The modern machines all seem to have CO detectors in them and it’s the damn CO detector that goes out first. But rather than being able to tell the stupid machine, “Yes I get it, the CO detector is malfunctioning. There is another unit that is still functioning so stop chirping every 60 seconds and let us get some sleep…”

Nope! It’s gotta be taken care of right then. Like you’re going to be able to run out to the local hardware store at 2am and buy a replacement.

The Protects were literally the best of these nuisance machines. I’ve had these for 10 years and they have legitimately reached end of life. I’m not too annoyed, other than now I have to replace them with whatever bullshit machines are on the market today.

That’s thanks to Google’s masterful decision to keep fucking over Nest, (who they purchased a while back and have systematically destroyed.) Trust me, however much you hate Google, (and there are numerous reasons beside what they did to Nest,) it’s not enough.

I’ve hated smoke alarms since at least 1982. I had one in an apartment that pissed me off so much, (again at 3 am), that I leapt off the floor, snatched the damn thing from the ceiling and disemboweled it on the spot.

The Protect units were purchased after, at random, any one, of the three units installed in my house by the builder, started going off at random intervals for absolutely no reason. Always sometime between 1 and 3 am. (Not good if you’ve actually been in a house fire and are perhaps a little twitchy about fire!)

Those stupid machines were so bad we couldn’t use the stove in the kitchen without having the sliding doors and all the windows in the house open. Even then, it was 50/50 that they’d start that horrific screeching, reporting a fire that didn’t exist. This was only slightly more annoying than the smoke detectors in the previous house that burned, never raising a peep, even as they were consumed by fire.

But take too hot a shower… Then once again there you were, naked, throwing doors and windows open to make the damn things shut the hell up!

The Protects, solved most of those problems. I’m not looking forward to going back to the shitty overly sensitive machines.

Last night, at least, I knew what was going on. Even half asleep, I got the malfunctioning Protect off the ceiling. Unplugged it from the AC connection, pulled the backup batteries, and left the mess on the kitchen counter.

I don’t remember pulling the batteries, I was on auto pilot. I don’t even remember going back to bed.

From this you might infer that I’m very grumpy when my sleep is disturbed. That is true to a point.

If the source of the disturbance is the dog wanting out at some ungodly hour because he’s not feeling well. I’m totally fine with it. If it’s a child or even an adult that’s waking me for a legitimate reason, I’m not grumpy at all.

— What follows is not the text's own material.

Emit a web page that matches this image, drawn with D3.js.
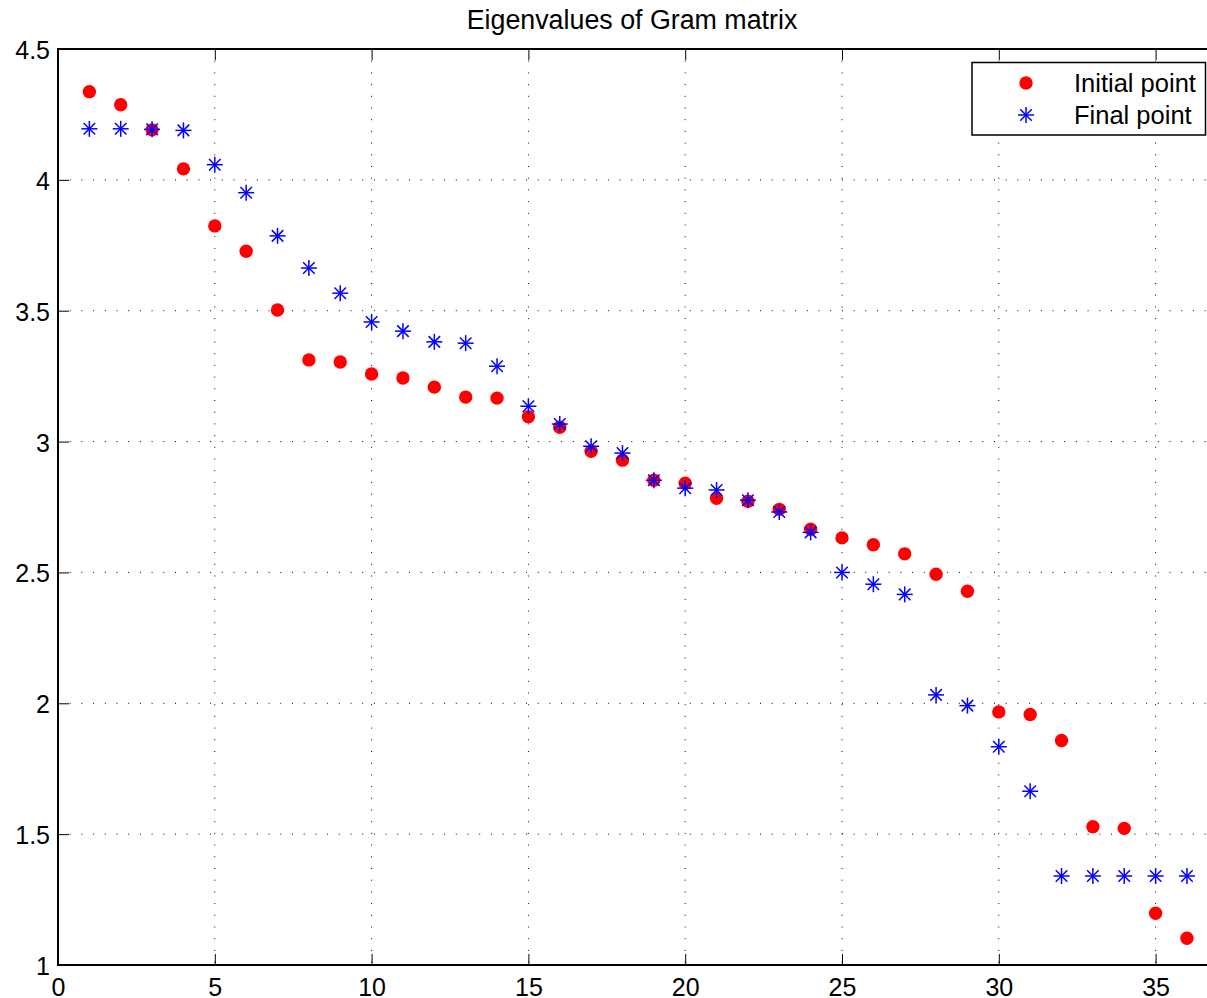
<!DOCTYPE html>
<html lang="en">
<head>
  <meta charset="UTF-8">
  <title>Eigenvalues of Gram matrix</title>
  <script src="https://d3js.org/d3.v7.min.js"></script>
  <style>
    body { margin: 0; background: #fff; }
    svg { display: block; font-family: "Liberation Sans", Arial, sans-serif; }
    .grid line { stroke: #000; stroke-width: 1; stroke-dasharray: 1,10.7; }
  </style>
</head>
<body>
  <svg width="1207" height="998"></svg>
  <script>
// data
const index = d3.range(1, 37);
const initialPoint = [4.337, 4.287, 4.191, 4.042, 3.824, 3.727, 3.503, 3.312, 3.304, 3.258,
  3.243, 3.208, 3.170, 3.166, 3.095, 3.055, 2.963, 2.929, 2.852, 2.841,
  2.783, 2.772, 2.741, 2.665, 2.632, 2.606, 2.571, 2.493, 2.428, 1.967,
  1.957, 1.858, 1.528, 1.522, 1.198, 1.102];
const finalPoint = [4.195, 4.195, 4.193, 4.189, 4.058, 3.951, 3.786, 3.663, 3.567, 3.457,
  3.422, 3.381, 3.376, 3.288, 3.135, 3.067, 2.982, 2.956, 2.852, 2.822,
  2.815, 2.776, 2.731, 2.653, 2.500, 2.455, 2.416, 2.032, 1.991, 1.834,
  1.664, 1.340, 1.340, 1.340, 1.340, 1.340];
const xTicks = [0, 5, 10, 15, 20, 25, 30, 35];
const yTicks = [1, 1.5, 2, 2.5, 3, 3.5, 4, 4.5];

const svg = d3.select("svg");
const plotLeft = 58, plotTop = 49, plotBottom = 965;

const x = d3.scaleLinear().domain([0, 37]).range([plotLeft, plotLeft + 37 * 31.36]);
const y = d3.scaleLinear().domain([1, 4.5]).range([plotBottom, plotTop]);
const plotRight = x(37);

// grid
const grid = svg.append("g").attr("class", "grid");
grid.selectAll(".gx").data(xTicks.slice(1)).enter().append("line")
  .attr("x1", d => x(d)).attr("x2", d => x(d))
  .attr("y1", plotTop).attr("y2", plotBottom);
grid.selectAll(".gy").data(yTicks.slice(1, -1)).enter().append("line")
  .attr("x1", plotLeft).attr("x2", plotRight)
  .attr("y1", d => y(d)).attr("y2", d => y(d));

// axes (ticks pointing inward, box style)
const tickLen = 11;
const font = "25px";
svg.append("g").attr("transform", `translate(0,${plotBottom})`)
  .call(d3.axisBottom(x).tickValues(xTicks).tickSizeInner(-tickLen).tickSizeOuter(0).tickPadding(13))
  .call(g => g.select(".domain").remove())
  .call(g => g.selectAll("text").attr("font-size", font).attr("fill", "#000").attr("font-family", null))
  .call(g => g.selectAll("line").attr("stroke", "#000"));
svg.append("g").attr("transform", `translate(0,${plotTop})`)
  .call(d3.axisTop(x).tickValues(xTicks).tickSizeInner(-tickLen).tickSizeOuter(0).tickFormat(""))
  .call(g => g.select(".domain").remove())
  .call(g => g.selectAll("line").attr("stroke", "#000"));
svg.append("g").attr("transform", `translate(${plotLeft},0)`)
  .call(d3.axisLeft(y).tickValues(yTicks).tickSizeInner(-tickLen).tickSizeOuter(0).tickPadding(8).tickFormat(d3.format("")))
  .call(g => g.select(".domain").remove())
  .call(g => g.selectAll("text").attr("font-size", font).attr("fill", "#000").attr("font-family", null).attr("dy", "0.38em"))
  .call(g => g.selectAll("line").attr("stroke", "#000"));

// box
svg.append("rect")
  .attr("x", plotLeft).attr("y", plotTop)
  .attr("width", plotRight - plotLeft).attr("height", plotBottom - plotTop)
  .attr("fill", "none").attr("stroke", "#000").attr("stroke-width", 2);

// markers
const asterisk = (g, r) => {
  const d = r * 0.72;
  g.append("line").attr("x1", -r).attr("x2", r).attr("y1", 0).attr("y2", 0);
  g.append("line").attr("x1", 0).attr("x2", 0).attr("y1", -r).attr("y2", r);
  g.append("line").attr("x1", -d).attr("x2", d).attr("y1", -d).attr("y2", d);
  g.append("line").attr("x1", -d).attr("x2", d).attr("y1", d).attr("y2", -d);
};

svg.append("g").selectAll("circle")
  .data(index).enter().append("circle")
  .attr("cx", d => x(d))
  .attr("cy", (d, i) => y(initialPoint[i]))
  .attr("r", 6.7)
  .attr("fill", "#ff0000");

svg.append("g").attr("stroke", "#0000ff").attr("stroke-width", 1.5)
  .selectAll("g")
  .data(index).enter().append("g")
  .attr("transform", (d, i) => `translate(${x(d)},${y(finalPoint[i])})`)
  .each(function() { asterisk(d3.select(this), 8); });

// title
svg.append("text")
  .attr("x", 632).attr("y", 28.5)
  .attr("text-anchor", "middle")
  .attr("font-size", "26.8px")
  .text("Eigenvalues of Gram matrix");

// legend
const legend = svg.append("g");
legend.append("rect")
  .attr("x", 972).attr("y", 62.5)
  .attr("width", 233.5).attr("height", 72.5)
  .attr("fill", "#fff").attr("stroke", "#000").attr("stroke-width", 1.5);
legend.append("circle").attr("cx", 1026).attr("cy", 83).attr("r", 6.7).attr("fill", "#ff0000");
legend.append("g").attr("stroke", "#0000ff").attr("stroke-width", 1.5)
  .attr("transform", "translate(1026,115)")
  .call(g => asterisk(g, 8));
legend.append("text").attr("x", 1074).attr("y", 92).attr("font-size", "25.5px").text("Initial point");
legend.append("text").attr("x", 1074).attr("y", 124).attr("font-size", "25.5px").text("Final point");
  </script>
</body>
</html>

But a machine? (Including alarm clocks,) oh hell no! I loose my damn mind. This is especially true of a machine that’s decided to tell me about a low battery every 60 seconds at 4am.

Now my challenge is to strike a balance between price and minimal false alarms in my replacement smoke detectors. Truthfully, if the originally installed units weren’t wired into the house power, (and therefore there weren’t open holes in the ceiling where they were installed,) I’d be removing the mounting rings, spackling the screw holes over, and calling it a day.

What ever POS devices I choose, I take comfort in the high probability that I will not be living with the decision for long.